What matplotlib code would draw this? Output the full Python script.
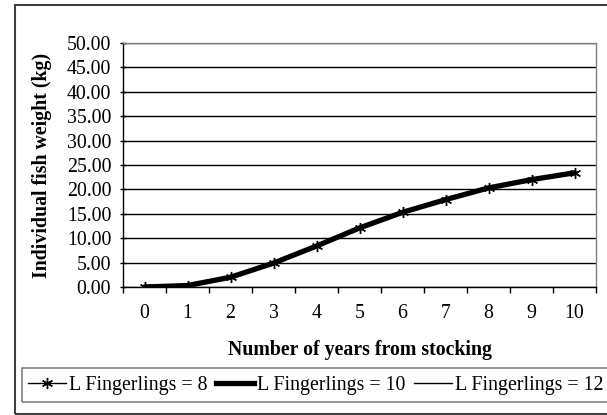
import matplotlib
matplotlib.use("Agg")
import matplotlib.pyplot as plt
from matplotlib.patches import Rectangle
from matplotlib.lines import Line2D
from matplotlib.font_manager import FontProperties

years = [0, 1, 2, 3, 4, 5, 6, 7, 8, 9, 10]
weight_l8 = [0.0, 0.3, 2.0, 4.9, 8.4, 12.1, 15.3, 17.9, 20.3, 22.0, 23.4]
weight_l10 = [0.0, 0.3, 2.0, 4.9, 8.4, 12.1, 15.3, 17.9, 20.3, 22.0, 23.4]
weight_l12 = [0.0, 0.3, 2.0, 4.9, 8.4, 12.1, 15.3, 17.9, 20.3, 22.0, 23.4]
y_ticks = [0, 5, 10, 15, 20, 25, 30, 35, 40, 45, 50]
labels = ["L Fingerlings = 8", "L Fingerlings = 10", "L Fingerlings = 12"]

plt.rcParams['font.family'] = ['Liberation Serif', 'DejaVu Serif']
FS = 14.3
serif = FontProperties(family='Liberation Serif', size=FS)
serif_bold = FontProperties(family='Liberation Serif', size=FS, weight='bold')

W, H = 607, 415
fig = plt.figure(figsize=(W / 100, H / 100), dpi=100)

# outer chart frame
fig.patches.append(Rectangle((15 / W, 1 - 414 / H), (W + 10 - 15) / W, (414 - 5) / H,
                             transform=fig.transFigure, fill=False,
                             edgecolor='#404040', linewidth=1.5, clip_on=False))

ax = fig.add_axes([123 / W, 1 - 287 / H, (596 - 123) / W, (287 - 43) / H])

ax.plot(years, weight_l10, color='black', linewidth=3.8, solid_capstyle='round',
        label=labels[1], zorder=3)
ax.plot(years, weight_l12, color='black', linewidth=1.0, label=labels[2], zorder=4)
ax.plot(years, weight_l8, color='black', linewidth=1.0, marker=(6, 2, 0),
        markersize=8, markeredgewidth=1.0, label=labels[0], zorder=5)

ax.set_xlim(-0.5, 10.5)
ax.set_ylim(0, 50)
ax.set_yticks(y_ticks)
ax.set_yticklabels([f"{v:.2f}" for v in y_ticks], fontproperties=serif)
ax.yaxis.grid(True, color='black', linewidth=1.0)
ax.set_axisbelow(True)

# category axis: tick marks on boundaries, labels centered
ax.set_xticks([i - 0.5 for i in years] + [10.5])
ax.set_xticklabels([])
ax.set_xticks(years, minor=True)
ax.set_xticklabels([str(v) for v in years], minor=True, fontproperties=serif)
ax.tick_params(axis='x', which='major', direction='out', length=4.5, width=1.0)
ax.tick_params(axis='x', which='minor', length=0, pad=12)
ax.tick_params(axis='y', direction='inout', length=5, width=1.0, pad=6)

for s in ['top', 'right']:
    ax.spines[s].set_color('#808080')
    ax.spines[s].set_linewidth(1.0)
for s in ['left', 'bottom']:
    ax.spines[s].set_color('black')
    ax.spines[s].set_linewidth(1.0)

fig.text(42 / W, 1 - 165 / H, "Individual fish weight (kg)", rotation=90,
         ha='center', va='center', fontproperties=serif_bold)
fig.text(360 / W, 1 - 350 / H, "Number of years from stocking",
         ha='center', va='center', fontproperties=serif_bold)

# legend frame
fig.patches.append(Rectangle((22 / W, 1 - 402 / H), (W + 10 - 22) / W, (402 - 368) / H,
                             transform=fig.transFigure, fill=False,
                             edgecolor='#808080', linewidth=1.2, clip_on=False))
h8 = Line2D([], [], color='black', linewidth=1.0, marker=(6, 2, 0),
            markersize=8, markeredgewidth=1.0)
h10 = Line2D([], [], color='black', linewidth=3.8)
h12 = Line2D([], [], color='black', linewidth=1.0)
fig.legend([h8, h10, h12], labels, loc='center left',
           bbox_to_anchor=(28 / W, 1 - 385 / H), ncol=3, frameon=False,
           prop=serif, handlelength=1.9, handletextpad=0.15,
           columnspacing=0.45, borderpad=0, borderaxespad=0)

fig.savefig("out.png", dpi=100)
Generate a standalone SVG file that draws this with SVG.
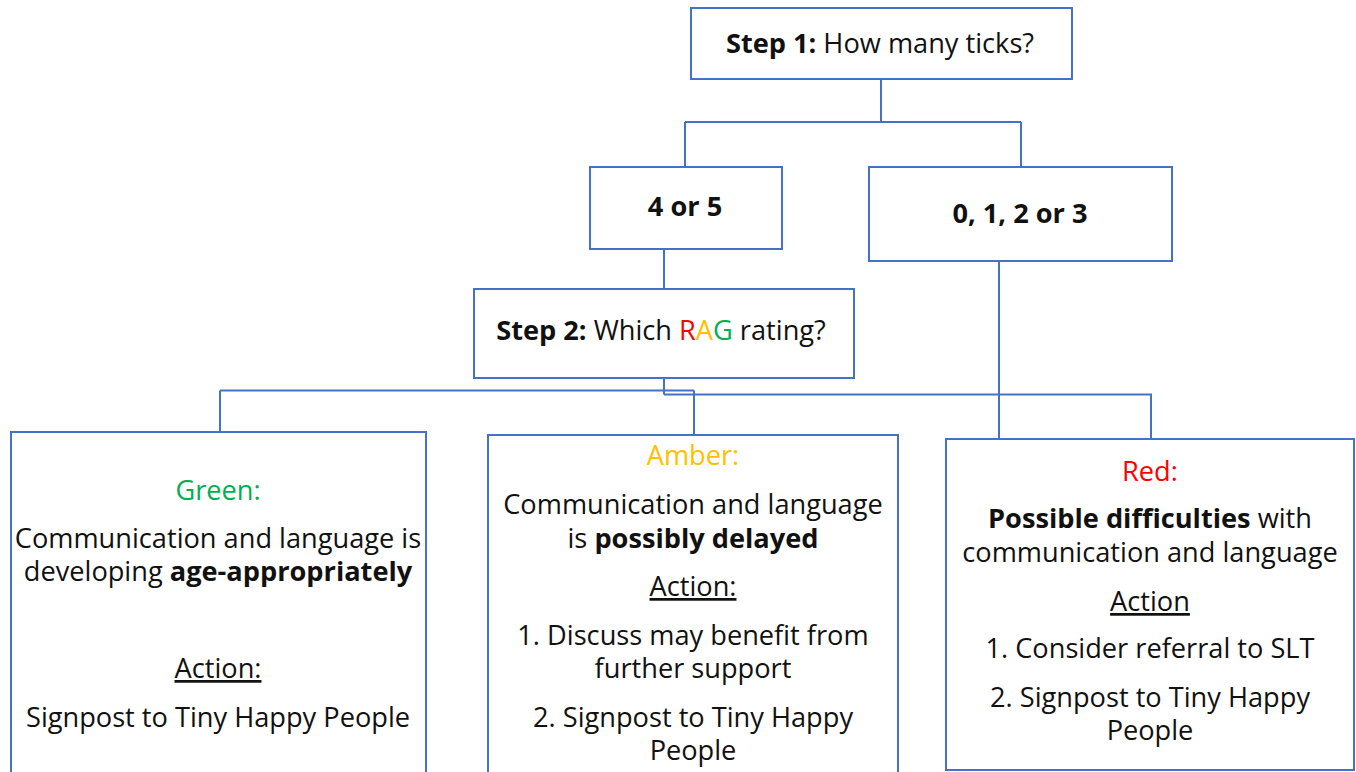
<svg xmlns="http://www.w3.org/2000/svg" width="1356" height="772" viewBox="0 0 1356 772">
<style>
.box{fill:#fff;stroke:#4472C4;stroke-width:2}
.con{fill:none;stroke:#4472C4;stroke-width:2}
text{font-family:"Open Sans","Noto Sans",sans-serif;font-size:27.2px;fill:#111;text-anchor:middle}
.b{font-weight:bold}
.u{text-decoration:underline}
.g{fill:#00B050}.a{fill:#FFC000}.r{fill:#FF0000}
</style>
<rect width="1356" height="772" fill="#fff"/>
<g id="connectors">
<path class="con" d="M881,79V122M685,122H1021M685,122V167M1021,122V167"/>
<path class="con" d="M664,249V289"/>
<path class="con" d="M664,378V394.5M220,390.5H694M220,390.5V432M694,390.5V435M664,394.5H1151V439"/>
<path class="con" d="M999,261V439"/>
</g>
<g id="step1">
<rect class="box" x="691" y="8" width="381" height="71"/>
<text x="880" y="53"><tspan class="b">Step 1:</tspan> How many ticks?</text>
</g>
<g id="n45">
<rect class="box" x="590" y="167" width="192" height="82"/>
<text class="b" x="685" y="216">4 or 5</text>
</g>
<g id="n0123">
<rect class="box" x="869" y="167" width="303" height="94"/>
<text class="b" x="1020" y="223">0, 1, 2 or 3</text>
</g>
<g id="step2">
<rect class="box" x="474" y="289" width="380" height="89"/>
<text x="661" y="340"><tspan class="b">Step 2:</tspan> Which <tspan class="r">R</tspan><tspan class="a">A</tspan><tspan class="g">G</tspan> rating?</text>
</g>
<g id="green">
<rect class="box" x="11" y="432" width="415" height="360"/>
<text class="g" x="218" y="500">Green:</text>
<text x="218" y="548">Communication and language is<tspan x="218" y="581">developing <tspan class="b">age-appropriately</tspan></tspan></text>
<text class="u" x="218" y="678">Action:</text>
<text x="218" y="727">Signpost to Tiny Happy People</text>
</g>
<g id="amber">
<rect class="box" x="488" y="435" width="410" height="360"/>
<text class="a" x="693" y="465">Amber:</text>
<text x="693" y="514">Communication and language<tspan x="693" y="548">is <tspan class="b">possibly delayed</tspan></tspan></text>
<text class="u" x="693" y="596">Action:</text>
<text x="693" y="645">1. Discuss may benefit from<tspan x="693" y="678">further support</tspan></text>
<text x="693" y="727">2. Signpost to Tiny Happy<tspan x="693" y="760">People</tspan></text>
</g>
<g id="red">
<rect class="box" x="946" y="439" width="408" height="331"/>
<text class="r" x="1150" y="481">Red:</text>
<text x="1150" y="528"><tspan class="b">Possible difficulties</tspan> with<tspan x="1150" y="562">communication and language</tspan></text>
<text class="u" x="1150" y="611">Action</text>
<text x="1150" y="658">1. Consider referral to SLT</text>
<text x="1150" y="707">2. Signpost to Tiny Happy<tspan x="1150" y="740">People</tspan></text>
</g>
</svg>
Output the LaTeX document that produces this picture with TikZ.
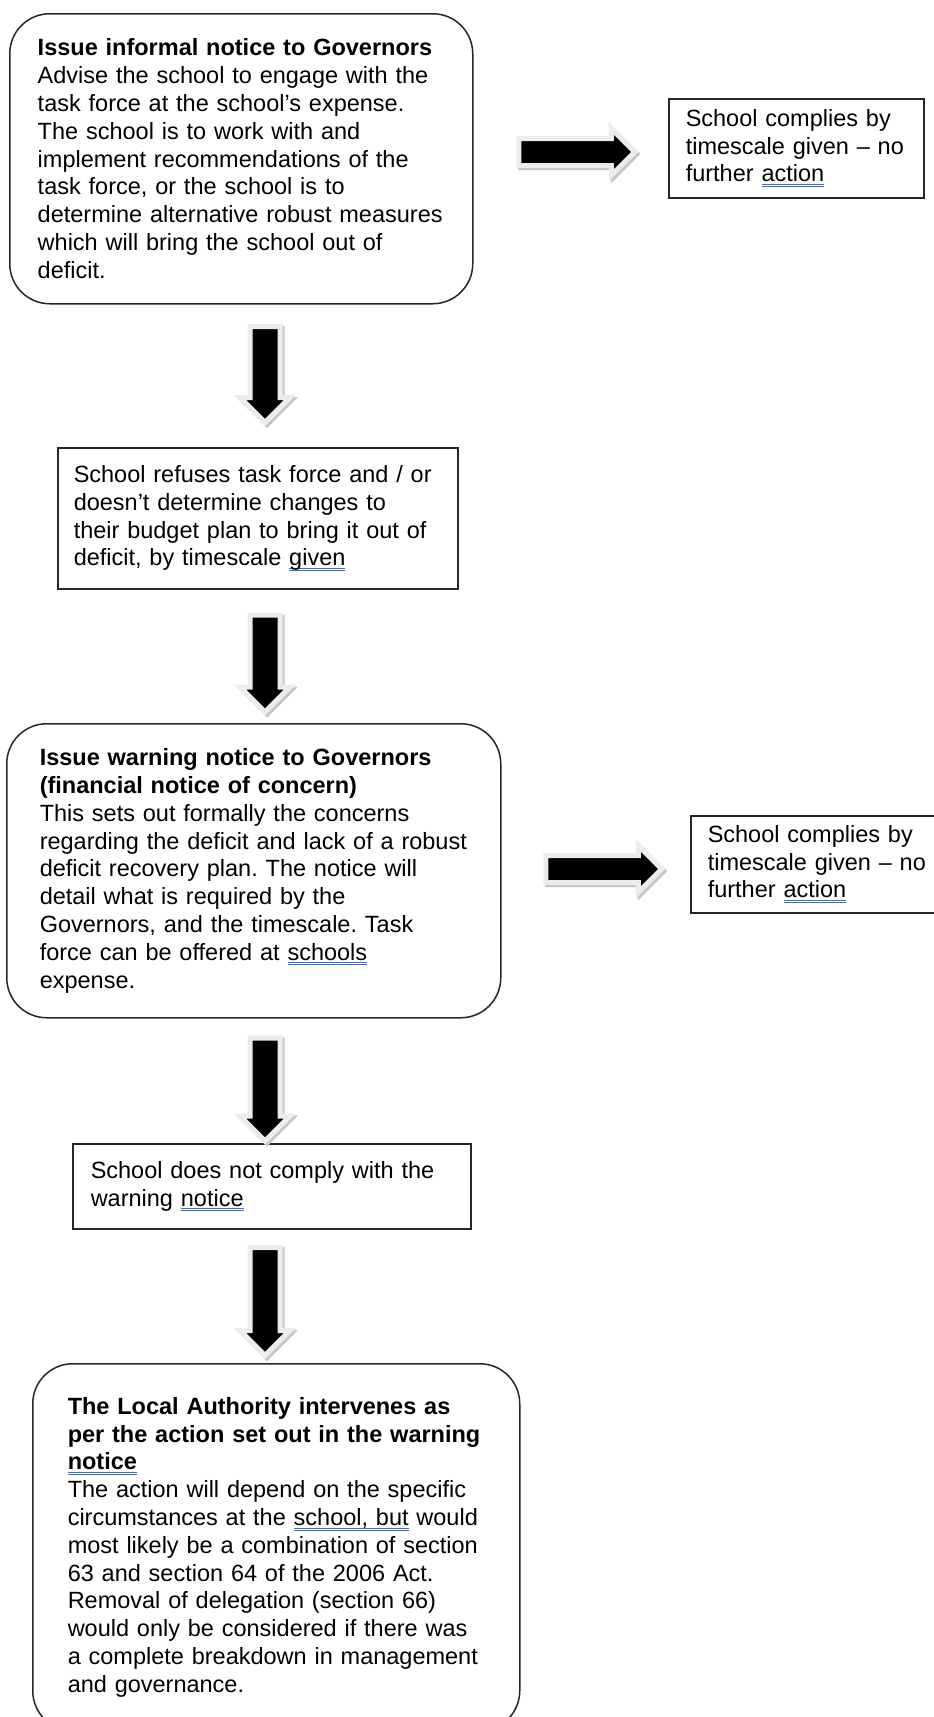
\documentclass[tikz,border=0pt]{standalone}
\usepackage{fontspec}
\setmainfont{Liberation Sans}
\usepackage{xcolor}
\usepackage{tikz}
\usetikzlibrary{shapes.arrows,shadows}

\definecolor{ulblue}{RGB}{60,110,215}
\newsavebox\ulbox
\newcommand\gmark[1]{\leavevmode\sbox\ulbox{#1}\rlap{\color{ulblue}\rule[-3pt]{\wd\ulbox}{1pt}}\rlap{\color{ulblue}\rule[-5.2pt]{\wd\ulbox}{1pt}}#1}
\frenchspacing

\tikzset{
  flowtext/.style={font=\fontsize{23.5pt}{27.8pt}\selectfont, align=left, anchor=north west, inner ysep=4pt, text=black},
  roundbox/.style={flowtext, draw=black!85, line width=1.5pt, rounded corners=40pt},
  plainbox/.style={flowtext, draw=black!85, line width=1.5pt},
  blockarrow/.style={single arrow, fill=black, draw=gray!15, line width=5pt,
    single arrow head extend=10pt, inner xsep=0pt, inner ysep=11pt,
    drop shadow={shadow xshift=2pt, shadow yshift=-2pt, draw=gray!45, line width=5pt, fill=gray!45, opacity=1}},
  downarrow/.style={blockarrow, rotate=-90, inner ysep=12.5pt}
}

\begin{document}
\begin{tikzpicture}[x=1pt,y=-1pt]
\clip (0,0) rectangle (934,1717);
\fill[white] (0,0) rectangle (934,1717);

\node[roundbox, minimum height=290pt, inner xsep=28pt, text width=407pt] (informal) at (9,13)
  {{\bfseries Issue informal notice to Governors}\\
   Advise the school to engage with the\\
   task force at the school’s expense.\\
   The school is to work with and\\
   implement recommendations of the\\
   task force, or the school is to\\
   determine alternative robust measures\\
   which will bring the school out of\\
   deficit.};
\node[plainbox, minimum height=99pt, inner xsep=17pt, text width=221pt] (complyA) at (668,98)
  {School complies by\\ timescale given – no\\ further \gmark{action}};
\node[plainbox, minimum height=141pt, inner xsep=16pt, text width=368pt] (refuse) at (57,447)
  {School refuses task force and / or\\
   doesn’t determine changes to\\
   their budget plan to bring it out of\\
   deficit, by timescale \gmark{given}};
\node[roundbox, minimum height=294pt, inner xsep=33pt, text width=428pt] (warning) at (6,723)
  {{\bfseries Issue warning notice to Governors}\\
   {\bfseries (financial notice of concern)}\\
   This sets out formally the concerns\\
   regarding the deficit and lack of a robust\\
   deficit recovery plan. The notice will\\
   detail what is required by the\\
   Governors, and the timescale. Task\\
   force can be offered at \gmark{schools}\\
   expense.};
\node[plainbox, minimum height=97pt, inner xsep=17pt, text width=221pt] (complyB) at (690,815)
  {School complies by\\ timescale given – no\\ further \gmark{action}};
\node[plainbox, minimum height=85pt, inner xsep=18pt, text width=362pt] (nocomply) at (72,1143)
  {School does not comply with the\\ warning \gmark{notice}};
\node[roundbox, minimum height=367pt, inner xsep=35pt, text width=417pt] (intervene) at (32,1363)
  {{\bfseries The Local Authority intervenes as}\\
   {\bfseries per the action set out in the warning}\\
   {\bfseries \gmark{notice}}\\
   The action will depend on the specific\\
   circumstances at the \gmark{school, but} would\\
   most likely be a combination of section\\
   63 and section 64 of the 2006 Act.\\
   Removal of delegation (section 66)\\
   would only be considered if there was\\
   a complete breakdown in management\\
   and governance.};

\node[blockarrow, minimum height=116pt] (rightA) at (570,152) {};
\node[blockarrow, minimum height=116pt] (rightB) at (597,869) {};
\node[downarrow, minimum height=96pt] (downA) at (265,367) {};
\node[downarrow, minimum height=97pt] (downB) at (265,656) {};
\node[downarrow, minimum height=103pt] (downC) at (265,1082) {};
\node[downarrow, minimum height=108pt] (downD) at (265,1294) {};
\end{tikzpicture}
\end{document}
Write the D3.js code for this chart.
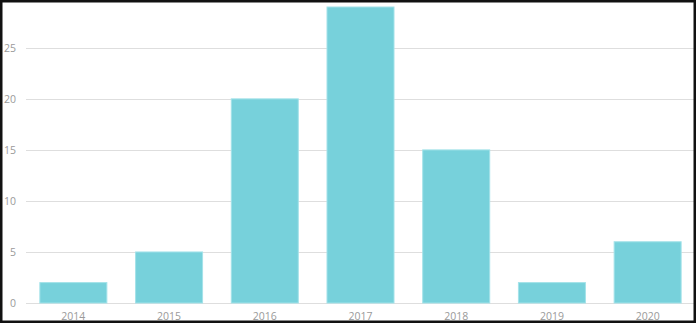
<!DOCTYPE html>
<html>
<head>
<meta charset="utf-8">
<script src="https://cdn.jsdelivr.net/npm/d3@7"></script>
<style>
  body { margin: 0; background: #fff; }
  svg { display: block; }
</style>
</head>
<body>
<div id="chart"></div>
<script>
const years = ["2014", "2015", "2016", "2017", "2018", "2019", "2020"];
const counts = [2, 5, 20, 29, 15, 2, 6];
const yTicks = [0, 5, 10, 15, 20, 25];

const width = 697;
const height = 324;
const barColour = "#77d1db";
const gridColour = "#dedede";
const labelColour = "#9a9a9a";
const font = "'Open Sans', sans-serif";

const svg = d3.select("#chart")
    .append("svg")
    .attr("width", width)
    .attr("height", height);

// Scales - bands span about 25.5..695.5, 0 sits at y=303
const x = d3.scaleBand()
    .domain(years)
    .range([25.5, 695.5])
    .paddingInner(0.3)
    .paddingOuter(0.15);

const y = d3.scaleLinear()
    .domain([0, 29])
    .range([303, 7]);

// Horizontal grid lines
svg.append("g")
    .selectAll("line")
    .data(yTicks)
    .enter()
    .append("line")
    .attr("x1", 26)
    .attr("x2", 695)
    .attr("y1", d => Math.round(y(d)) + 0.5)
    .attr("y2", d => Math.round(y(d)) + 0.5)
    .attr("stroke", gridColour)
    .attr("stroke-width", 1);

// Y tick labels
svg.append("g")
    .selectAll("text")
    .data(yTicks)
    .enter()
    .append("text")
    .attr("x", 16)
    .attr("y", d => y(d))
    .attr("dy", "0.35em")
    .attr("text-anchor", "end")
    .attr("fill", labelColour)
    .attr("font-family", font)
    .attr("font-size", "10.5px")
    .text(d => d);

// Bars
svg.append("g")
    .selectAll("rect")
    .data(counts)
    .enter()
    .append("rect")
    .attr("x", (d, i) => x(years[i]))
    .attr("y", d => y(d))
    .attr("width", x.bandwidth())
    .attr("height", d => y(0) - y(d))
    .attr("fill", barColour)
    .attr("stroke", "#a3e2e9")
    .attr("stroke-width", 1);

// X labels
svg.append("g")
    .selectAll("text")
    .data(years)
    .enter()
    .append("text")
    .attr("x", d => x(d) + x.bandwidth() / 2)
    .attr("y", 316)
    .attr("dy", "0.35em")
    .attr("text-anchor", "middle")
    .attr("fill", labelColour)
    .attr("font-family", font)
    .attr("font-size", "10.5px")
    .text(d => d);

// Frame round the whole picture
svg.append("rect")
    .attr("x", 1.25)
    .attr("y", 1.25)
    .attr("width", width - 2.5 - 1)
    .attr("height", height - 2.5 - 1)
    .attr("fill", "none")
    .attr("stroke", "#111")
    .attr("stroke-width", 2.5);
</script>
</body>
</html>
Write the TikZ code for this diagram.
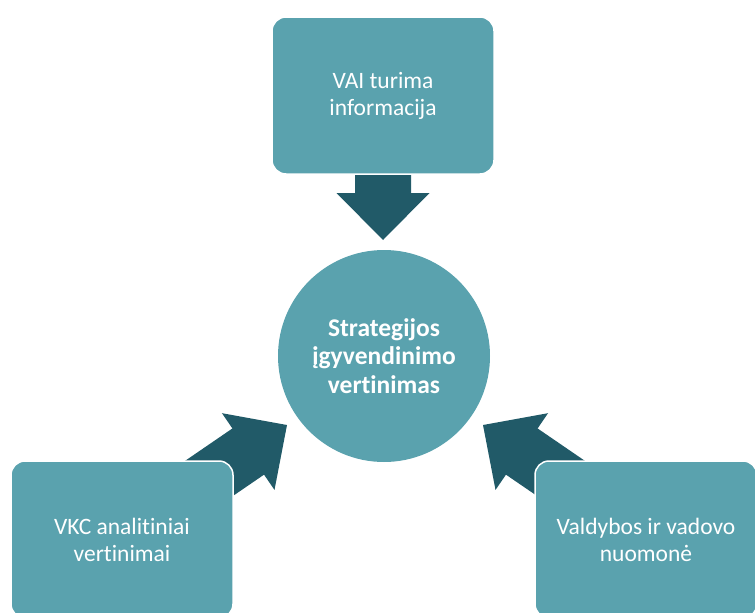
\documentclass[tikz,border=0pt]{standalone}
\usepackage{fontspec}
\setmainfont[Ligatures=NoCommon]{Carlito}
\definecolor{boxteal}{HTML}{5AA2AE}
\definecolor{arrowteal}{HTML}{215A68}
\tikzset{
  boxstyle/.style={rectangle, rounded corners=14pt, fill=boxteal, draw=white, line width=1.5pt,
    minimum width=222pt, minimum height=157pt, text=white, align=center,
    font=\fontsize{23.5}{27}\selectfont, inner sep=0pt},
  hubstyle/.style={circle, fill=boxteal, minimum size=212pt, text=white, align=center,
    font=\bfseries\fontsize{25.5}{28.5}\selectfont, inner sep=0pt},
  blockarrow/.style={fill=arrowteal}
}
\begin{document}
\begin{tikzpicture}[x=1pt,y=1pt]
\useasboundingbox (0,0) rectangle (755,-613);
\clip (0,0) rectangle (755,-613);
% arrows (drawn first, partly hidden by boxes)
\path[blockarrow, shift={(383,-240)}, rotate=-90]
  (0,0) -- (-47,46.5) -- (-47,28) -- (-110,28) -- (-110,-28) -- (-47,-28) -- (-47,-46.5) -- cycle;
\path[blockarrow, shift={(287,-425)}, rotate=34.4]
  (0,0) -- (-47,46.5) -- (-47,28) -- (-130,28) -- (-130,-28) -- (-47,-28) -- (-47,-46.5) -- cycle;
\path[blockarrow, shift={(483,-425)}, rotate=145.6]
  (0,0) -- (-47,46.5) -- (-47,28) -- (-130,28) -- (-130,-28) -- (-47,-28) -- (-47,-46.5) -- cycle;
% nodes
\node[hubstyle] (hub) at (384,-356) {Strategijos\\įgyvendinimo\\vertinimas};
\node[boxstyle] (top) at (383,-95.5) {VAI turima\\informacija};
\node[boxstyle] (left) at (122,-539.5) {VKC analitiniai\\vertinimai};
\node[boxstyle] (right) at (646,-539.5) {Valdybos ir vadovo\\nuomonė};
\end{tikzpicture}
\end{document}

Work instructions:
Can the lines from the start of the records through the line with "from matplotlib.font_manager import" be given again exactly, with the pictures left out?

Exercise result:
What matplotlib code would draw this? Output the full Python script.
import matplotlib
matplotlib.use("Agg")
import matplotlib.pyplot as plt
from matplotlib.patches import Rectangle
from matplotlib.lines import Line2D
from matplotlib.font_manager import FontProperties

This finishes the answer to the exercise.